@lonelyowl@anonymous Yeah, you can write specialised stuff and it will almost always be better. Although in FPS they tend to just aimhack so "good" is debatable. Teaching a neural network is less effort on your part, and more adaptable across games.
@lonelyowl@Zerglingman In particular I am trying to come up with a bot that you can PvP with ultimately, which would be really rad.
I think I am simply putting too much thought into it, a problem I have had with ML since I first learned of it. Having had it explained to me in a way that I can better understand has opened my eyes to my critical error in the first place. This is not something I have to baby.
@lonelyowl@Zerglingman So I think I’ve settled into a comfortable paradigm in my head, and learned everything I can from reading though I did confuse myself again trying to read into it. I love when that happens and now it’s time to focus on trial and error. I think once I’ve got movement down the rest should come naturally especially because the code-base I’ll have to work with will be rather minimal in the end. At least that’s my expectations going into it.
On a bit of a side note, I was looking into using python code in other languages because I may need it, and figured I’d find a native language version for a different coding language. I look into it and find it uses Python wrappers. :angryglitch:
@lonelyowl@Zerglingman Can you set multiple rewards that have equal weight? Like for example gaining experience points and making it through a level the fastest way possible? I should probably just read more on the subject, but the way you put it helped everything click in my head just now. Perhaps you’ll be more insightful than an article on the subject.
Like for example gaining experience points and making it through a level the fastest way possible?
Yep! Just keep it in mind that the algorithm will maximize the reward function, so it is possible that it will figure out that just speedrunning without harvesting any experience is still the easiest way to do so. This thing is used to find the best strategies to maximize the reward in the first place, not to mimic certain behavior. If you wish to make it mimic certain human-player like behavior, i believe it’s also possible, but will require some tinkering.
Yeah, that's the point of reinforcement learning. You define some simple reward function, and the algorithm will learn how to maximize it. For example, the further player will walk through level without dying, the bigger the reward, and the algorithm will decide what to do with enemies, who to kill in first place and how, or maybe it will prefer to just speedrun the whole thing without murders.
@Zerglingman@lonelyowl Working with other people’s coding examples makes my head hurt. Not even writing code yet; just trying to wrap my brain around the concept. Still having difficulty understanding that first lesson! Oof. Hopefully it will be easier once I start to dig into the mechanisms myself.

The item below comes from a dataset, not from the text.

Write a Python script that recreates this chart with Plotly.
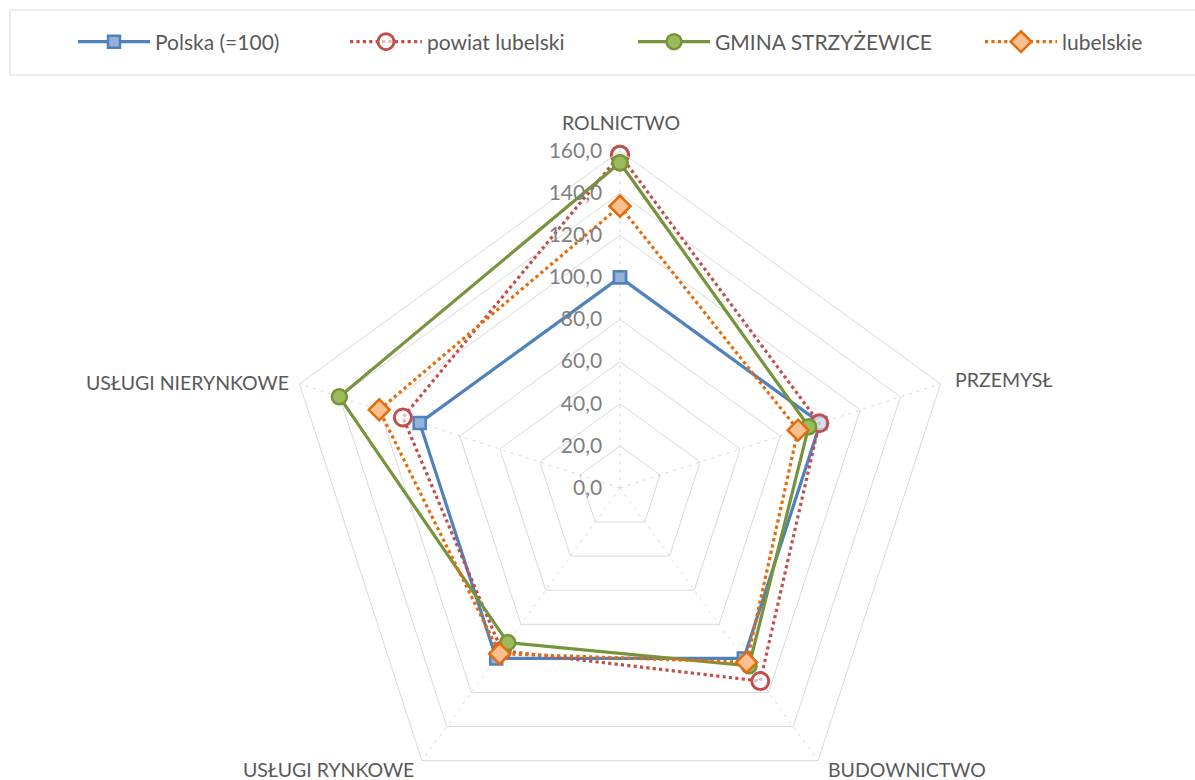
import plotly.graph_objects as go

# Sector structure indices (Polska = 100)
categories = ["ROLNICTWO", "PRZEMYSŁ", "BUDOWNICTWO", "USŁUGI RYNKOWE", "USŁUGI NIERYNKOWE"]
polska = [100.0, 100.0, 100.0, 100.0, 100.0]
powiat_lubelski = [158.2, 99.5, 113.3, 95.5, 108.4]
gmina_strzyzewice = [154.4, 94.2, 104.3, 90.7, 140.1]
lubelskie = [133.8, 88.9, 102.3, 97.2, 120.2]

radial_ticks = [0, 20, 40, 60, 80, 100, 120, 140, 160]

W, H = 1195, 840
FONT = "Lato"


def closed(vals):
    return list(vals) + [vals[0]]


cats = closed(categories)

fig = go.Figure()

fig.add_trace(go.Scatterpolar(
    r=closed(polska), theta=cats, name="Polska (=100)", mode="lines+markers",
    legend="legend", showlegend=True,
    line=dict(color="#4F81BD", width=3.2),
    marker=dict(symbol="square", size=12, color="#95B3D7",
                line=dict(color="#4F81BD", width=2.5)),
))
fig.add_trace(go.Scatterpolar(
    r=closed(powiat_lubelski), theta=cats, name="powiat lubelski", mode="lines+markers",
    legend="legend2", showlegend=True,
    line=dict(color="#C0504D", width=3.2, dash="dot"),
    marker=dict(symbol="circle", size=17, color="rgba(255,255,255,0.6)",
                line=dict(color="#C0504D", width=3)),
))
fig.add_trace(go.Scatterpolar(
    r=closed(gmina_strzyzewice), theta=cats, name="GMINA STRZYŻEWICE", mode="lines+markers",
    legend="legend3", showlegend=True,
    line=dict(color="#77933C", width=3.2),
    marker=dict(symbol="circle", size=15, color="#9BBB59",
                line=dict(color="#77933C", width=2.5)),
))
fig.add_trace(go.Scatterpolar(
    r=closed(lubelskie), theta=cats, name="lubelskie", mode="lines+markers",
    legend="legend4", showlegend=True,
    line=dict(color="#E46C0A", width=3.2, dash="dot"),
    marker=dict(symbol="diamond", size=16, color="#FAC090",
                line=dict(color="#E46C0A", width=2.5)),
))

# polar area placed so its centre sits at (620, 488) px with a 337 px radius
cx, cy, rad = 620, 488, 337

legend_font = dict(family=FONT, size=21, color="#595959")


def legend_at(x_px):
    return dict(
        orientation="h", x=x_px / W, xanchor="left",
        y=1 - 42 / H, yanchor="middle",
        font=legend_font, itemwidth=72, bgcolor="rgba(0,0,0,0)",
    )


# category labels around the pentagon: (x px, y px, anchor)
label_pos = [
    (621, 122, "center"),
    (953, 380, "left"),
    (826, 769, "left"),
    (416, 769, "right"),
    (291, 383, "right"),
]
annotations = [
    dict(text=name, xref="paper", yref="paper",
         x=px / W, y=1 - py / H, xanchor=anchor, yanchor="middle",
         showarrow=False, font=dict(family=FONT, size=19.5, color="#595959"))
    for name, (px, py, anchor) in zip(categories, label_pos)
]

fig.update_layout(
    width=W, height=H,
    showlegend=True,
    margin=dict(l=0, r=0, t=0, b=0),
    paper_bgcolor="white",
    plot_bgcolor="white",
    separators=", ",
    font=dict(family=FONT, size=18, color="#595959"),
    polar=dict(
        domain=dict(x=[(cx - rad) / W, (cx + rad) / W],
                    y=[(H - cy - rad) / H, (H - cy + rad) / H]),
        bgcolor="white",
        gridshape="linear",
        radialaxis=dict(
            range=[0, 160], tickvals=radial_ticks, tickformat=".1f",
            angle=90, side="counterclockwise", tickangle=90,
            showline=False, ticks="outside", ticklen=10,
            tickcolor="rgba(0,0,0,0)",
            gridcolor="#d9d9d9", gridwidth=1,
            tickfont=dict(family=FONT, size=21, color="#7f7f7f"),
        ),
        angularaxis=dict(
            rotation=90, direction="clockwise",
            showline=True, linecolor="#d9d9d9", linewidth=1,
            gridcolor="#d9d9d9", gridwidth=1, griddash="3px,5px",
            showticklabels=False, ticks="",
        ),
    ),
    legend=legend_at(73),
    legend2=legend_at(345),
    legend3=legend_at(633),
    legend4=legend_at(980),
    annotations=annotations,
    shapes=[dict(
        type="rect", xref="paper", yref="paper",
        x0=10 / W, x1=1.02, y0=1 - 75 / H, y1=1 - 10 / H,
        line=dict(color="#d9d9d9", width=1), fillcolor="rgba(0,0,0,0)",
    )],
)

fig.write_html(
    "out.html",
    post_script=(
        "document.documentElement.style.overflow='hidden';"
        "document.body.style.overflow='hidden';"
        "document.body.style.margin='0';"
    ),
)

@Zerglingman@lonelyowl Either of you work on ML yourselves? I am wondering if it’s better to prioritize getting to and defeating high-value targets (like bosses) or whether it’s better to prioritize defeating any target.
The benefits of the second I think are immediately apparent. Killing any enemy gives a virtual certainty to kill high value targets, but the drawbacks seem similarly drastic. That is that the bot will just run around killing everything and perhaps run into loops where a baddie spawns, bot kills, new baddie spawns, bot kills, old baddie spawns, etc.
The second wouldn’t face this drawback, but it’s drawback is it would be very rigid and would need multiple models for different areas, increasing the size requirements drastically.